● **Provided information**:
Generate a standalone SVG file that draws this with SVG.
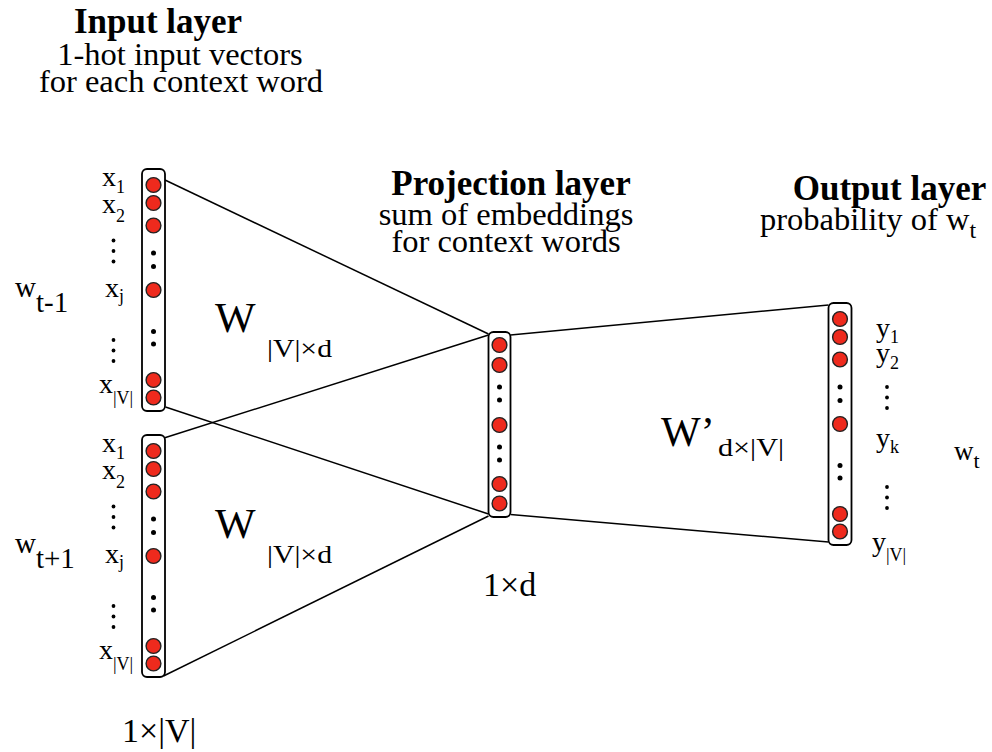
<svg xmlns="http://www.w3.org/2000/svg" width="992" height="752" viewBox="0 0 992 752" font-family="'Liberation Serif', Tinos, 'Times New Roman', Times, serif">
  <style>
    text { font-family: 'Liberation Serif', Tinos, 'Times New Roman', Times, serif; fill: #000; }
    .head { font-weight: bold; font-size: 35px; text-anchor: middle; }
    .sub { font-size: 32.5px; text-anchor: middle; }
    .lbl { font-size: 28px; }
    .lbl tspan.s { font-size: 18px; }
    .box { fill: #fff; stroke: #000; stroke-width: 1.8; }
    .unit { fill: #ee2a1d; stroke: #222; stroke-width: 1.4; }
    .dot { fill: #000; }
    .edge { stroke: #000; stroke-width: 1.5; fill: none; }
  </style>
  <defs>
    <!-- vertical ellipsis used beside the unit labels -->
    <g id="vdots">
      <circle cx="0" cy="0" r="1.9"/>
      <circle cx="0" cy="10.5" r="1.9"/>
      <circle cx="0" cy="21" r="1.9"/>
    </g>
    <!-- column of units for a |V|-sized vector -->
    <g id="vcol">
      <rect class="box" x="-11.5" y="0" width="23" height="242" rx="5"/>
      <circle class="unit" cx="0" cy="16" r="7.4"/>
      <circle class="unit" cx="0" cy="34" r="7.4"/>
      <circle class="unit" cx="0" cy="56.5" r="7.4"/>
      <circle class="dot" cx="0" cy="84" r="2.5"/>
      <circle class="dot" cx="0" cy="97.5" r="2.5"/>
      <circle class="dot" cx="0" cy="162.5" r="2.5"/>
      <circle class="dot" cx="0" cy="175" r="2.5"/>
      <circle class="unit" cx="0" cy="121" r="7.4"/>
      <circle class="unit" cx="0" cy="211" r="7.4"/>
      <circle class="unit" cx="0" cy="228.5" r="7.4"/>
    </g>
    <!-- labels x1 ... x|V| for an input column -->
    <g id="xlabels">
      <text class="lbl" x="102" y="17">x<tspan class="s" dy="7">1</tspan></text>
      <text class="lbl" x="102" y="44">x<tspan class="s" dy="9">2</tspan></text>
      <use href="#vdots" x="113.5" y="71.5"/>
      <text class="lbl" x="105" y="128">x<tspan class="s" dy="5">j</tspan></text>
      <use href="#vdots" x="113.5" y="171"/>
      <text class="lbl" x="99" y="224">x<tspan class="s" dy="11">|V|</tspan></text>
    </g>
  </defs>

  <!-- connectors -->
  <g id="connectors">
    <line class="edge" x1="165" y1="180" x2="488.5" y2="334"/>
    <line class="edge" x1="165.5" y1="407" x2="488.5" y2="514"/>
    <line class="edge" x1="164" y1="438" x2="488.5" y2="335"/>
    <line class="edge" x1="163.5" y1="676" x2="488.5" y2="516"/>
    <line class="edge" x1="510.5" y1="335" x2="828.5" y2="305"/>
    <line class="edge" x1="510.5" y1="514.5" x2="828.5" y2="542"/>
  </g>

  <!-- input layer -->
  <g id="input-header">
    <text class="head" x="158" y="33" font-size="34">Input layer</text>
    <text class="sub" x="180" y="65">1-hot input vectors</text>
    <text class="sub" x="181" y="92" font-size="32">for each context word</text>
  </g>

  <g id="input-prev">
    <use href="#vcol" x="153.5" y="169"/>
    <use href="#xlabels" x="0" y="169"/>
    <text x="15" y="297" font-size="29">w<tspan font-size="29" dy="15">t-1</tspan></text>
  </g>

  <g id="input-next">
    <use href="#vcol" x="153.5" y="435"/>
    <use href="#xlabels" x="0" y="435"/>
    <text x="15" y="553" font-size="29">w<tspan font-size="29" dy="15">t+1</tspan></text>
  </g>

  <g id="weights-prev">
    <text x="215" y="332" font-size="43">W</text>
    <text x="267" y="357" font-size="26" textLength="65" lengthAdjust="spacingAndGlyphs">|V|×d</text>
  </g>
  <g id="weights-next">
    <text x="215" y="538" font-size="43">W</text>
    <text x="267" y="563" font-size="26" textLength="65" lengthAdjust="spacingAndGlyphs">|V|×d</text>
  </g>

  <text x="122" y="742" font-size="34">1×|V|</text>

  <!-- projection layer -->
  <g id="projection">
    <text class="head" x="511" y="195" font-size="36">Projection layer</text>
    <text class="sub" x="506" y="225" font-size="33.5">sum of embeddings</text>
    <text class="sub" x="506" y="252">for context words</text>
    <rect class="box" x="488.5" y="332" width="22" height="185" rx="5"/>
    <circle class="unit" cx="499.5" cy="345" r="7.4"/>
    <circle class="unit" cx="499.5" cy="365" r="7.4"/>
    <circle class="dot" cx="499.5" cy="387" r="2.5"/>
    <circle class="dot" cx="499.5" cy="400" r="2.5"/>
    <circle class="unit" cx="499.5" cy="425" r="7.4"/>
    <circle class="dot" cx="499.5" cy="447" r="2.5"/>
    <circle class="dot" cx="499.5" cy="460" r="2.5"/>
    <circle class="unit" cx="499.5" cy="484" r="7.4"/>
    <circle class="unit" cx="499.5" cy="503.5" r="7.4"/>
    <text x="483" y="596" font-size="34">1×d</text>
  </g>

  <g id="weights-out">
    <text x="661" y="446" font-size="42">W’</text>
    <text x="718" y="456" font-size="26" textLength="66" lengthAdjust="spacingAndGlyphs">d×|V|</text>
  </g>

  <!-- output layer -->
  <g id="output">
    <text class="head" x="889.5" y="200" font-size="35.5">Output layer</text>
    <text x="760" y="230" font-size="32.5">probability of w<tspan font-size="24" dy="8">t</tspan></text>
    <use href="#vcol" x="840" y="303"/>
    <text class="lbl" x="876" y="337">y<tspan class="s" dy="6">1</tspan></text>
    <text class="lbl" x="876" y="362">y<tspan class="s" dy="7">2</tspan></text>
    <use href="#vdots" x="887" y="387"/>
    <text class="lbl" x="876" y="447">y<tspan class="s" dy="6">k</tspan></text>
    <use href="#vdots" x="887" y="487"/>
    <text class="lbl" x="872" y="551">y<tspan class="s" dy="10">|V|</tspan></text>
    <text x="954" y="460" font-size="27">w<tspan font-size="22" dy="8">t</tspan></text>
  </g>
</svg>
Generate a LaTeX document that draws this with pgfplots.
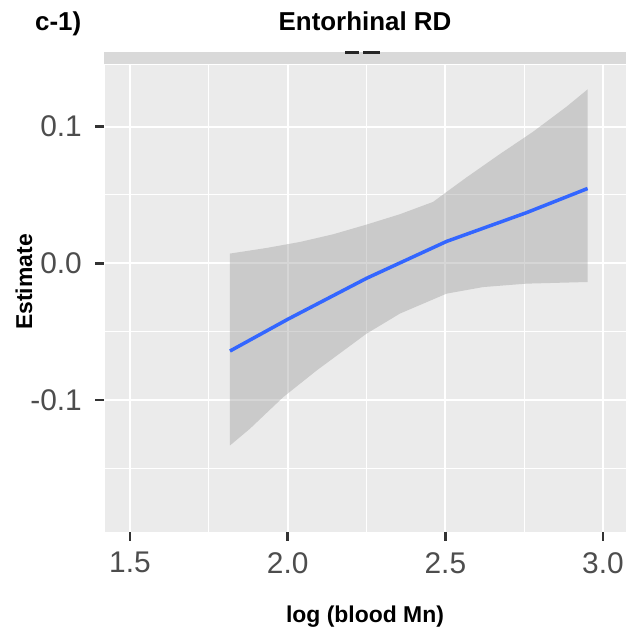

● **The problem**: The records above are to be restated exactly, without their pictures.

● **Response to this exercise**:
Generate a standalone SVG file that draws this with SVG.
<svg xmlns="http://www.w3.org/2000/svg" width="992" height="752" viewBox="0 0 992 752" font-family="'Liberation Serif', Tinos, 'Times New Roman', Times, serif">
  <style>
    text { font-family: 'Liberation Serif', Tinos, 'Times New Roman', Times, serif; fill: #000; }
    .head { font-weight: bold; font-size: 35px; text-anchor: middle; }
    .sub { font-size: 32.5px; text-anchor: middle; }
    .lbl { font-size: 28px; }
    .lbl tspan.s { font-size: 18px; }
    .box { fill: #fff; stroke: #000; stroke-width: 1.8; }
    .unit { fill: #ee2a1d; stroke: #222; stroke-width: 1.4; }
    .dot { fill: #000; }
    .edge { stroke: #000; stroke-width: 1.5; fill: none; }
  </style>
  <defs>
    <!-- vertical ellipsis used beside the unit labels -->
    <g id="vdots">
      <circle cx="0" cy="0" r="1.9"/>
      <circle cx="0" cy="10.5" r="1.9"/>
      <circle cx="0" cy="21" r="1.9"/>
    </g>
    <!-- column of units for a |V|-sized vector -->
    <g id="vcol">
      <rect class="box" x="-11.5" y="0" width="23" height="242" rx="5"/>
      <circle class="unit" cx="0" cy="16" r="7.4"/>
      <circle class="unit" cx="0" cy="34" r="7.4"/>
      <circle class="unit" cx="0" cy="56.5" r="7.4"/>
      <circle class="dot" cx="0" cy="84" r="2.5"/>
      <circle class="dot" cx="0" cy="97.5" r="2.5"/>
      <circle class="dot" cx="0" cy="162.5" r="2.5"/>
      <circle class="dot" cx="0" cy="175" r="2.5"/>
      <circle class="unit" cx="0" cy="121" r="7.4"/>
      <circle class="unit" cx="0" cy="211" r="7.4"/>
      <circle class="unit" cx="0" cy="228.5" r="7.4"/>
    </g>
    <!-- labels x1 ... x|V| for an input column -->
    <g id="xlabels">
      <text class="lbl" x="102" y="17">x<tspan class="s" dy="7">1</tspan></text>
      <text class="lbl" x="102" y="44">x<tspan class="s" dy="9">2</tspan></text>
      <use href="#vdots" x="113.5" y="71.5"/>
      <text class="lbl" x="105" y="128">x<tspan class="s" dy="5">j</tspan></text>
      <use href="#vdots" x="113.5" y="171"/>
      <text class="lbl" x="99" y="224">x<tspan class="s" dy="11">|V|</tspan></text>
    </g>
  </defs>

  <!-- connectors -->
  <g id="connectors">
    <line class="edge" x1="165" y1="180" x2="488.5" y2="334"/>
    <line class="edge" x1="165.5" y1="407" x2="488.5" y2="514"/>
    <line class="edge" x1="164" y1="438" x2="488.5" y2="335"/>
    <line class="edge" x1="163.5" y1="676" x2="488.5" y2="516"/>
    <line class="edge" x1="510.5" y1="335" x2="828.5" y2="305"/>
    <line class="edge" x1="510.5" y1="514.5" x2="828.5" y2="542"/>
  </g>

  <!-- input layer -->
  <g id="input-header">
    <text class="head" x="158" y="33" font-size="34">Input layer</text>
    <text class="sub" x="180" y="65">1-hot input vectors</text>
    <text class="sub" x="181" y="92" font-size="32">for each context word</text>
  </g>

  <g id="input-prev">
    <use href="#vcol" x="153.5" y="169"/>
    <use href="#xlabels" x="0" y="169"/>
    <text x="15" y="297" font-size="29">w<tspan font-size="29" dy="15">t-1</tspan></text>
  </g>

  <g id="input-next">
    <use href="#vcol" x="153.5" y="435"/>
    <use href="#xlabels" x="0" y="435"/>
    <text x="15" y="553" font-size="29">w<tspan font-size="29" dy="15">t+1</tspan></text>
  </g>

  <g id="weights-prev">
    <text x="215" y="332" font-size="43">W</text>
    <text x="267" y="357" font-size="26" textLength="65" lengthAdjust="spacingAndGlyphs">|V|×d</text>
  </g>
  <g id="weights-next">
    <text x="215" y="538" font-size="43">W</text>
    <text x="267" y="563" font-size="26" textLength="65" lengthAdjust="spacingAndGlyphs">|V|×d</text>
  </g>

  <text x="122" y="742" font-size="34">1×|V|</text>

  <!-- projection layer -->
  <g id="projection">
    <text class="head" x="511" y="195" font-size="36">Projection layer</text>
    <text class="sub" x="506" y="225" font-size="33.5">sum of embeddings</text>
    <text class="sub" x="506" y="252">for context words</text>
    <rect class="box" x="488.5" y="332" width="22" height="185" rx="5"/>
    <circle class="unit" cx="499.5" cy="345" r="7.4"/>
    <circle class="unit" cx="499.5" cy="365" r="7.4"/>
    <circle class="dot" cx="499.5" cy="387" r="2.5"/>
    <circle class="dot" cx="499.5" cy="400" r="2.5"/>
    <circle class="unit" cx="499.5" cy="425" r="7.4"/>
    <circle class="dot" cx="499.5" cy="447" r="2.5"/>
    <circle class="dot" cx="499.5" cy="460" r="2.5"/>
    <circle class="unit" cx="499.5" cy="484" r="7.4"/>
    <circle class="unit" cx="499.5" cy="503.5" r="7.4"/>
    <text x="483" y="596" font-size="34">1×d</text>
  </g>

  <g id="weights-out">
    <text x="661" y="446" font-size="42">W’</text>
    <text x="718" y="456" font-size="26" textLength="66" lengthAdjust="spacingAndGlyphs">d×|V|</text>
  </g>

  <!-- output layer -->
  <g id="output">
    <text class="head" x="889.5" y="200" font-size="35.5">Output layer</text>
    <text x="760" y="230" font-size="32.5">probability of w<tspan font-size="24" dy="8">t</tspan></text>
    <use href="#vcol" x="840" y="303"/>
    <text class="lbl" x="876" y="337">y<tspan class="s" dy="6">1</tspan></text>
    <text class="lbl" x="876" y="362">y<tspan class="s" dy="7">2</tspan></text>
    <use href="#vdots" x="887" y="387"/>
    <text class="lbl" x="876" y="447">y<tspan class="s" dy="6">k</tspan></text>
    <use href="#vdots" x="887" y="487"/>
    <text class="lbl" x="872" y="551">y<tspan class="s" dy="10">|V|</tspan></text>
    <text x="954" y="460" font-size="27">w<tspan font-size="22" dy="8">t</tspan></text>
  </g>
</svg>
Generate a LaTeX document that draws this with pgfplots.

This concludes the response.